About us
Who we are
Nearly all forests across the globe are inhabited. The peoples who live there have customary rights and have developed ways of life and traditional knowledge that are attuned to their forest environments. Yet forests are commonly treated as empty lands controlled by the state and available for development, colonisation, logging, plantations, dams, mines, oil wells, gas pipelines and agribusinesses. These encroachments often force peoples out of their forest homes, and even many conservation schemes such as wilderness reserves and protected areas also deny forest peoples' rights.
About Us
Forest Peoples Programme (FPP) was founded in 1990 in response to the forest crisis, specifically to support indigenous forest peoples’ struggles to defend their lands and livelihoods. In the beginning, our focus came from the expertise and direct relationships that the small founding team of anthropologists and lawyers had with specific indigenous communities, primarily in South America and Asia. We registered as a non-governmental human rights Dutch Stichting in 1997, and then later in 2000 as a UK charity. Since then, Forest Peoples Programme has grown into a respected and successful organisation. We have consultative status with the UN (ECOSOC) and operate around the tropical forest belt, where we serve to bridge the gap so that forest peoples can influence the outside powers that shape their lives and futures.
Our Vision
We support forest peoples and indigenous organisations to promote an alternative vision of how forests should be managed, based on respect for the rights, knowledge, cultures and identities of the peoples who know them best.

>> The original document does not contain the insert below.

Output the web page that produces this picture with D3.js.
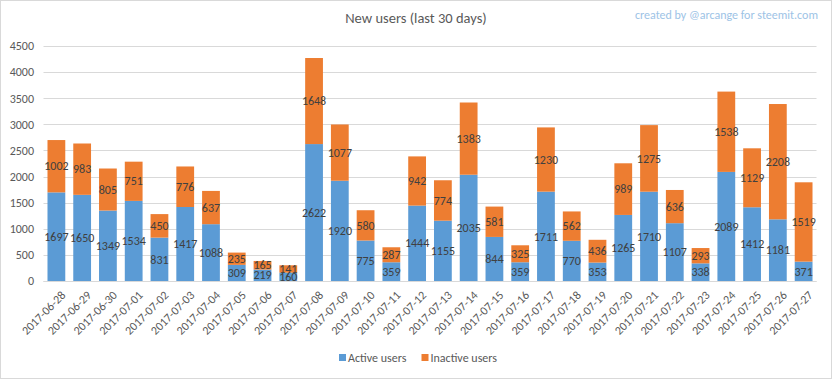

To achieve this, we take four strategic approaches which form the basis for our work:
» Self-determination
Supporting and advancing the exercise of self-determination –the right to choose– by indigenous and forest peoples by strengthening community governance, mobilisation and representation, and the creation and use of political spaces where indigenous and forest peoples' voices can be heard.
» Access to Justice
Ensuring access to justice by developing and using accountability and redress mechanisms in both public and private institutions that are directly accessible to indigenous and forest peoples and their communities.
» Legal and Policy Reform
Partnered advocacy towards legal and policy reform and the development of best practice and standards consistent with indigenous and forest peoples' rights in international law.
» Building Solidarity
Networking, sharing information and building solidarity for coordinated action among a wide range of actors.